The article by Gary Neville last weekend scrutinising footballers’ post match content compelled Adam Naylor, Hanover’s Group Digital Director and Rebecca Hargreaves, Head of Client Services at The Playbook to address how the trend is doing footballers a disservice and offers learnings to business leaders.
You may have seen Gary Neville's recent article in The Times which talks about the content being shared on behalf of top flight footballers, which is lacking in personality and insight into the individual. Now whilst his article focuses on footballers, and the need for transparency and realism with the content - the same lessons can be applied to business content, so let's stretch that analogy even further - stick with me.
A bad result at the weekend and a poor performance on the pitch can be the result of inadequate decision making in the match - the same can be said in the world of business, but how many executives come out and share the real insights - do we not also deserve a clear, straight forward answer?

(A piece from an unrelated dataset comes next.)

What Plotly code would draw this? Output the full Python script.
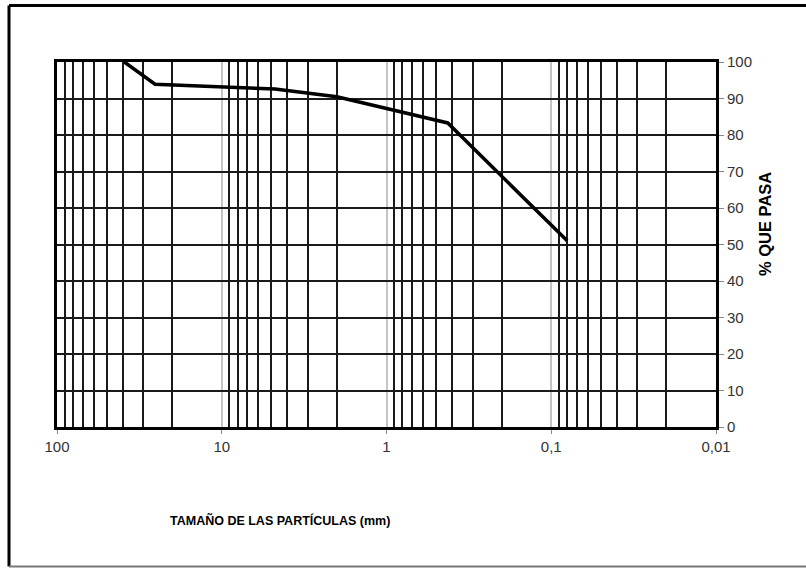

At times, we only see executives show up when there is an issue to be handled, and they may feel like being rolled out to the face the angry mob whilst ducking the figurative rotten fruit and vegetables before they can retreat back to the safety of their offices.
Social media, regardless of your feelings towards it, offers a fantastic opportunity to break down those barriers and speak on a person-to-person level, to customers, partners and the wider community. If brands (and footballers) show their personality and articulate their beliefs, they become relatable and can form invaluable connections. However, bland and inauthentic statements are spotted a mile off by marketing savvy consumers!

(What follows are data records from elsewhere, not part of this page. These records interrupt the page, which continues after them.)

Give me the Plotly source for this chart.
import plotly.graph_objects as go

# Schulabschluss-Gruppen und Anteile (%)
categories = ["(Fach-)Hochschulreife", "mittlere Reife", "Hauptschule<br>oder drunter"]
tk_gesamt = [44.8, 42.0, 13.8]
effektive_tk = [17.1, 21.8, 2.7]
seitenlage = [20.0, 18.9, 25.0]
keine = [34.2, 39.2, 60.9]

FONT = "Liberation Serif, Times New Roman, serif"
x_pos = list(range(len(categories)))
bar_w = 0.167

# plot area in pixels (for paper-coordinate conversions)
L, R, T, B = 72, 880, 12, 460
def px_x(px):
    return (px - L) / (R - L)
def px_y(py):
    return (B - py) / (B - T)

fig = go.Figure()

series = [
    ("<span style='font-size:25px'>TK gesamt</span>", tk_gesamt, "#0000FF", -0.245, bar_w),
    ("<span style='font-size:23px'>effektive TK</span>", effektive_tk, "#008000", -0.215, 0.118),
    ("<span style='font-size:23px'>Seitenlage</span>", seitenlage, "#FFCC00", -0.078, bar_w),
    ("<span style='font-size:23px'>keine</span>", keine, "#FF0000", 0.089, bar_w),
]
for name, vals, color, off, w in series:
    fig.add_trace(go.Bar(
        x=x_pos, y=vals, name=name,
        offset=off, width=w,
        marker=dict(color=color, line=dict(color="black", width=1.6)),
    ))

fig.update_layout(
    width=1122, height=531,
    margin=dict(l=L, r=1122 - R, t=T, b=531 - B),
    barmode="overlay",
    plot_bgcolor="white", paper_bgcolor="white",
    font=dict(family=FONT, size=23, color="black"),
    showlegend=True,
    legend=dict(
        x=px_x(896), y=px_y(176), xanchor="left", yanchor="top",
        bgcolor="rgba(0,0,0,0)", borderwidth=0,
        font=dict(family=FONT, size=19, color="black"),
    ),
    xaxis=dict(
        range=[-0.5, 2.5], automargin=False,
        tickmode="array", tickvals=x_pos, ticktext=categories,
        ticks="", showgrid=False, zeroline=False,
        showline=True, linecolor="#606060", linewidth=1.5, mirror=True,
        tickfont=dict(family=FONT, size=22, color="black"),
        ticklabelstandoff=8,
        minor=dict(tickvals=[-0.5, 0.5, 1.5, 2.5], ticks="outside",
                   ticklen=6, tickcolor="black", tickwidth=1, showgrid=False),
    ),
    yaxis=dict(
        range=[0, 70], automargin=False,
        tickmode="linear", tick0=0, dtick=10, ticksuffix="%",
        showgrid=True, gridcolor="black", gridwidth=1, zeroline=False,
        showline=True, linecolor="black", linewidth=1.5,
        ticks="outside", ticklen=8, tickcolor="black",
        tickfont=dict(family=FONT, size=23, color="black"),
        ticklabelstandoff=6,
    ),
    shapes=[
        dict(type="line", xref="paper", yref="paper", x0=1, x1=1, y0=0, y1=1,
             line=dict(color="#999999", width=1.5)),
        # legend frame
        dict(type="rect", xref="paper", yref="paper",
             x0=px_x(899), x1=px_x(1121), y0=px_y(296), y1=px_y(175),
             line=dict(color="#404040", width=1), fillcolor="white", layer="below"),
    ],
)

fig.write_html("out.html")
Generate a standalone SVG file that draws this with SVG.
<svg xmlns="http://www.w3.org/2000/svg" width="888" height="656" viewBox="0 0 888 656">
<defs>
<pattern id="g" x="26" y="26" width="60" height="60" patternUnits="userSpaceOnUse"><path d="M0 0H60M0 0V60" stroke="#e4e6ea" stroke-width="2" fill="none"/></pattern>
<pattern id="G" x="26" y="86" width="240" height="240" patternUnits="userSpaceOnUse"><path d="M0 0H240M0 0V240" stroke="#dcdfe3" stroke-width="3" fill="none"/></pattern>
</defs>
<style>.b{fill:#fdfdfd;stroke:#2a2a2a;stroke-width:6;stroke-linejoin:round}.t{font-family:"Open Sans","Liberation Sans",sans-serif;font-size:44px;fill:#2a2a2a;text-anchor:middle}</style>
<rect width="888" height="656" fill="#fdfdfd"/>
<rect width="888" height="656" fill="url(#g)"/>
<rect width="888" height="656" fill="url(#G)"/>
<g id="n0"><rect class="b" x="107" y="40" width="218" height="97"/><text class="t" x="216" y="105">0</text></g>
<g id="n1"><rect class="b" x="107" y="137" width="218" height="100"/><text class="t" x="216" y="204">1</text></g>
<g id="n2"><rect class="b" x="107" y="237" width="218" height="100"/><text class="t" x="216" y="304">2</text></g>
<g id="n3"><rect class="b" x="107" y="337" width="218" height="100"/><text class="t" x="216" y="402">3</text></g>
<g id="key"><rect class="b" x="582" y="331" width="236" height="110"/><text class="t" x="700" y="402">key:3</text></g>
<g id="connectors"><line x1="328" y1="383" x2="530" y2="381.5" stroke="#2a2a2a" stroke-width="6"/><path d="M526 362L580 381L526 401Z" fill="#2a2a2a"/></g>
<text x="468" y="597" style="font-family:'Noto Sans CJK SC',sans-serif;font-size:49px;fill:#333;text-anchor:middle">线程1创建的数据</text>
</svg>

Now whilst you might be expecting our view that we should just take over the running of accounts and using our expertise and skills on behalf of the brand or person (and be paid for the work) - the fundamental truth is, whoever is running these accounts needs to speak with the same voice as the person or group they are representing.
One of the first things you learn (and we teach) in this industry is the importance of tone and content in telling a story; we are all natural storytellers - and we are able to modulate and change our content based on our audience - so perhaps those who are running the accounts this weekend, with the need to share results of the fixtures, will remember that away from the metrics and the algorithms - tap into that natural storytelling skill you have and the results will show for themselves.